Sementara almarhum Amaq Iramaya, salah seorang tokoh Mandala semasa hidupnya pernah menceritakan, bahwa Mandala artinya ksatria. Kisah Mandala atau ksatria  dimaksud dikaitkan  dengan salah satu mata air yang konon merupakan tempat pemandian bidadari. Kisahnya seperti Cerita Jaka Tarub dan Bidadari.

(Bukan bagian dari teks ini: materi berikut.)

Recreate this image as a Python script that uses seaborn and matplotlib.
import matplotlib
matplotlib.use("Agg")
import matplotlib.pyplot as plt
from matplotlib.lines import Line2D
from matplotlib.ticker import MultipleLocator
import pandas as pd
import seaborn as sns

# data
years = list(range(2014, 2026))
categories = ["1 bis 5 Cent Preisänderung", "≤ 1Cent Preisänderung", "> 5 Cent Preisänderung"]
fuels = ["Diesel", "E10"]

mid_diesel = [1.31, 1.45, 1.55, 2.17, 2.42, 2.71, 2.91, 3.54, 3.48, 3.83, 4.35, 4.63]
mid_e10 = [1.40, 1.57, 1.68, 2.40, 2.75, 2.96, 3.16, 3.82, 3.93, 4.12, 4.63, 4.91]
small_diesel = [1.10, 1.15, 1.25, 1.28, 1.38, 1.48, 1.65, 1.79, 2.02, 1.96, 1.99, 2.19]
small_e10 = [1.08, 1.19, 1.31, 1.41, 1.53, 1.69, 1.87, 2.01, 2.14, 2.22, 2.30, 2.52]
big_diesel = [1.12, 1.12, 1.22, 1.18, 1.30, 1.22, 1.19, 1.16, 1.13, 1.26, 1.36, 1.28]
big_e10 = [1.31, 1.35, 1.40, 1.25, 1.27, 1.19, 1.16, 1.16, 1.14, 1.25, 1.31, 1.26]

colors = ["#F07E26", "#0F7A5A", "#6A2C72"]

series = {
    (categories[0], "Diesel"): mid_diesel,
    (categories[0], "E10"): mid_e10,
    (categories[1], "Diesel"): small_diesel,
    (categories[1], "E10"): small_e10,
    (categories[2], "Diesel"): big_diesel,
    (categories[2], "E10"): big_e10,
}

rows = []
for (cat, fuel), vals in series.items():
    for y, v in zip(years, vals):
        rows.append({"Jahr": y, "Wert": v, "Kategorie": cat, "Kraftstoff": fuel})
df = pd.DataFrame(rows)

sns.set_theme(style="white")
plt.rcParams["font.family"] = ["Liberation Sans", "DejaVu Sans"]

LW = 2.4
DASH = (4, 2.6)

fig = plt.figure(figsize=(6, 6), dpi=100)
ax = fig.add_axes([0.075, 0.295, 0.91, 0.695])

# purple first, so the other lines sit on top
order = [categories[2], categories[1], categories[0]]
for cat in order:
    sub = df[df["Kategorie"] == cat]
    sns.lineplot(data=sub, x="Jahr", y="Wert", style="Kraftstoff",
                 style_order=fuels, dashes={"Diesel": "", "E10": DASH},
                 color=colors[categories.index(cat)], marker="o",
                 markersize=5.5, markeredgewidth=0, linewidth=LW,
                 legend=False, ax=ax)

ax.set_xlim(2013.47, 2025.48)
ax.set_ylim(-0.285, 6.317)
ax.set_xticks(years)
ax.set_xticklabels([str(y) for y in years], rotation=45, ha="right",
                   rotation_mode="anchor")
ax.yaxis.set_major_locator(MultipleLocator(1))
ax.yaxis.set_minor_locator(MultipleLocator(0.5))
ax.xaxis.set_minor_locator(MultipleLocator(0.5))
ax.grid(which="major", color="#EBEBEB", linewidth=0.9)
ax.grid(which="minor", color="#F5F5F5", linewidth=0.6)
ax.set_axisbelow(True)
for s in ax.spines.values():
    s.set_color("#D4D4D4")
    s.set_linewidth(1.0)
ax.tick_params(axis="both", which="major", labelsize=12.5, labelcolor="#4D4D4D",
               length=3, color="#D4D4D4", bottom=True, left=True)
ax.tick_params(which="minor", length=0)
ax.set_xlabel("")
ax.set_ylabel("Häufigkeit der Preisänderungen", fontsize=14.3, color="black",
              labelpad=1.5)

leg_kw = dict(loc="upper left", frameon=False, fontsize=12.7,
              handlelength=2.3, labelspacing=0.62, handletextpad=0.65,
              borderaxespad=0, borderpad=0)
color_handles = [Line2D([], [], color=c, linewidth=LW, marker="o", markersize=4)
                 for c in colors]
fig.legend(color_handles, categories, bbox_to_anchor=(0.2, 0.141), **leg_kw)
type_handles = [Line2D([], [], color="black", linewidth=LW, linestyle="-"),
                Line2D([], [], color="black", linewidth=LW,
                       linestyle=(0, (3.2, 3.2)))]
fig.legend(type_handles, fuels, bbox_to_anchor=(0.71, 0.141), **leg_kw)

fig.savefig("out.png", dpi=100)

Dikisahkan pada satu ketika Mandala mengambil selendang bidadari yang sedang mandi di salah satu sumber mata air  sehingga membuat sang bidadari tidak dapat kembali (terbang) ke istana langit. Kemudian muncul Sang Mandala yang telah menyembunyikan selendang tersebut dan menawarkan jika sang bidadari mau diperistri, maka selendang tersebut akan dikembalikan. Akhirnya dengan sedikit putus asa Sang Bidadari memenuhi tawaran tersebut dan ternyata ia juga menaruh hati kepada sang Mandala. Mereka kemudian menjadi pasangan suami istri sampai mempunyai keturunan.

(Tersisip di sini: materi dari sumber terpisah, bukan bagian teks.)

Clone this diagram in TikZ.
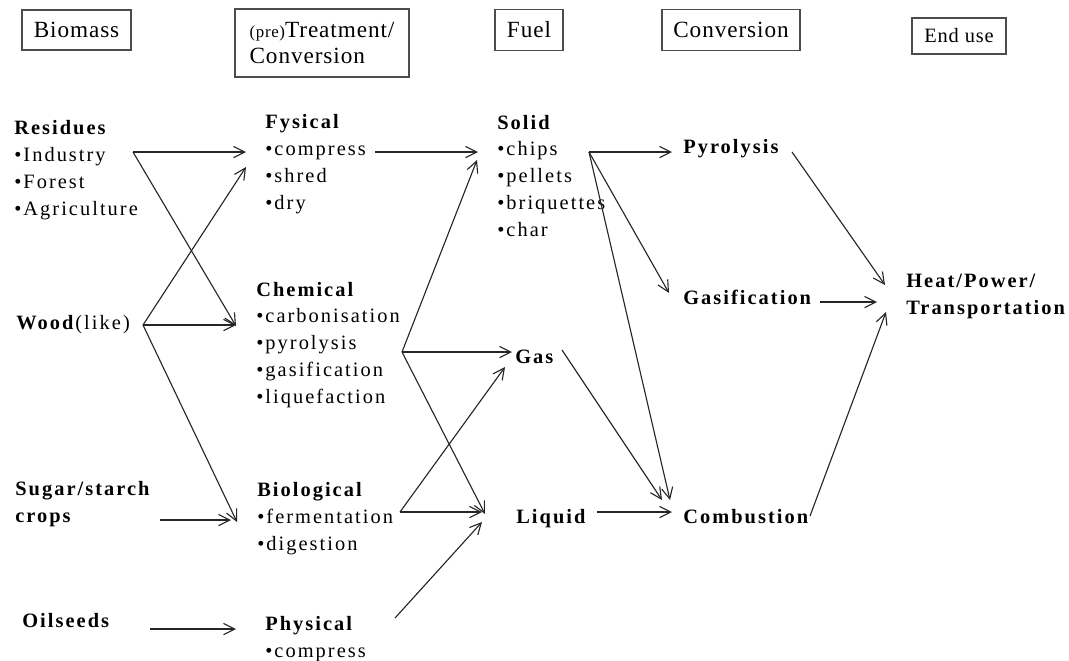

Wujud syukur masyarakat terhadap kelestarian hutan dan melimpahnya ketersediaan air yang ada di hutan mendala, pada setiap tahunnya diadakan selamatan Mata Air  atau Roah Pengembulan dihadiri oleh seluruh petani pemakai air, dan secara sukarela mereka membawa masing-masing satu ekor ayam dan bahkan kerbaupun kadang di bawa untuk disemblih di mata air dan sebagai hidangan untuk dinikmati bersama-sama sampai acara selamatan itu ditutup oleh kiayi dengan do’a sebagai rasa syukur kehadirat Allah Swt.
Tradisi Dan cerita Rakyat tersebut menjadi landasan sejarah bagi hutan adat mendala.  Dan  satu tempat yang hingga kini dikelola dan dilestarikan sesuai konsep adat maupun hukum adat yang berlaku,  baik terhadap mendala sebagai hutan tutupan adat yang harus selalu dijaga kelestariannya maupun mendala sebagai sumber mata air yang jika hutanya lestari maka air dapat terus mengalir ke sawah-sawah petani atau dimanfaatkan sebagai air minum perpipaan untuk desa-desa tetangga.

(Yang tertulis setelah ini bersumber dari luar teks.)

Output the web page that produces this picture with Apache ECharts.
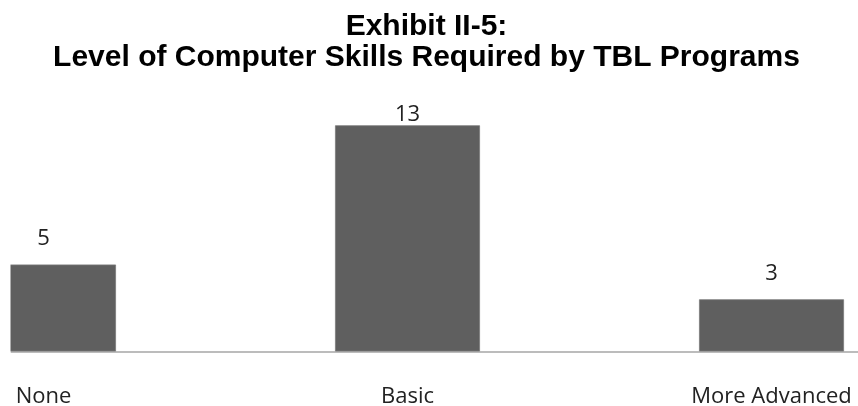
<!DOCTYPE html>
<html>
<head>
<meta charset="utf-8">
<script src="https://cdn.jsdelivr.net/npm/echarts@6/dist/echarts.min.js"></script>
<style>
html,body{margin:0;padding:0;background:#fff;}
#chart{width:858px;height:406px;}
</style>
</head>
<body>
<div id="chart"></div>
<script>
const titleLines = ['Exhibit II-5:', 'Level of Computer Skills Required by TBL Programs'];
const categories = ['None', 'Basic', 'More Advanced'];
const programs = [5, 13, 3];
const labelGaps = [15, 0, 15];

const chart = echarts.init(document.getElementById('chart'));
chart.setOption({
  animation: false,
  backgroundColor: '#ffffff',
  title: {
    text: titleLines.join('\n'),
    left: 421.5,
    top: 6,
    textAlign: 'center',
    textStyle: {
      fontFamily: 'Liberation Sans',
      fontWeight: 'bold',
      fontSize: 30,
      lineHeight: 31,
      color: '#000000'
    }
  },
  grid: { left: 11, right: 0, top: 107.9, bottom: 54.5, containLabel: false, outerBoundsMode: 'none' },
  xAxis: {
    type: 'value',
    min: -0.0893,
    max: 2.2376,
    splitLine: { show: false },
    axisLine: { show: true, onZero: false, lineStyle: { color: '#a6a6a6', width: 1.5 } },
    axisTick: { show: false },
    axisLabel: {
      customValues: [0, 1, 2],
      showMinLabel: true,
      showMaxLabel: true,
      formatter: v => categories[Math.round(v)] || '',
      margin: 34,
      fontFamily: 'Open Sans',
      fontSize: 22,
      color: '#222222'
    }
  },
  yAxis: {
    type: 'value',
    min: 0,
    max: 14,
    show: false,
    splitLine: { show: false }
  },
  series: [{
    type: 'bar',
    barWidth: 145,
    clip: true,
    data: programs.map((v, i) => ({ value: [i, v], label: { distance: labelGaps[i] } })),
    encode: { x: 0, y: 1 },
    itemStyle: { color: '#5f5f5f', borderColor: '#7a7a7a', borderWidth: 0.8 },
    label: {
      show: true,
      position: 'top',
      formatter: p => String(p.value[1]),
      fontFamily: 'Open Sans',
      fontSize: 22,
      color: '#222222'
    }
  }],
  graphic: [{
    type: 'rect',
    shape: { x: 0, y: 90, width: 10.5, height: 263 },
    style: { fill: '#ffffff' },
    z: 100
  }]
});
</script>
</body>
</html>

Mata air Mandala pernah menjadi Pemenang I Lomba perlindungan Mata Air (Permata) tingkat Nnasional pada tahun 2012.  Tahun 2013 Desa  Bayan mengikuti lomba yang sama dengan mengajukan Mata Air di Hutan Bangket Bayan. Mata air di Hutan Bangket Bayan  adalah yang menjadi sumber air Air Terjun Sendang Gila di Desa Senaru.
Adapun beberapa sumber mata air yang ada di hutan adat Mandala adalah Lokoq Jawa. Nama ini berkaitan dengan sejarah penyebaran agama Islam di Bayan.  Di hutan ini konon pernah beristirahat seorang mubalig (salah satu murid Wali Songo). Untuk mengenang tempat tersebut, maka salah satu sumber mata air yang ada di Hutan Mendala di beri nama Lokoq Jawa yang menunjukan asal mubaliq tersebut.
Tidak jauh dari hutan Mendala juga ada suatu tempat yang diberi nama Ampel Duri yang menguatkan cerita,  bahwa salah satu mubalig yang menyebarkan syiar Islam tersebut adalah murid dari sunan Ampel.

Sumber mata air lainnya yang di Mandala adalah Mata Air Boro’ Tioq. Mata air Baro’ tioq atau baru muncul ini kelihatan sejak 15 tahun terakhir ini. Dan sumber mata air ini sekaligus  menambah debet air di hutan adat mandala.  Tidak jauh dari tempat ini terdapat lokasi selamat olor.  Selamat olor sendiri adalah acara yang dilaksanakan setahun sekali sebagai wujud syukur masyarakat atas melimpahnya debet air yang mengalir kesawah sawah petani.

Air yang keluar dari mata air di hutan Mandala ini mengairi 112 Ha sawah di Desa Bayan dan menjadi sumber air bersih bagi sedikitnya 390 keluarga di Bayan dan 1.826 keluarga di 3 desa lain si sekitarnya  yaitu Loloan, Karang Bajo dan desa Anyar.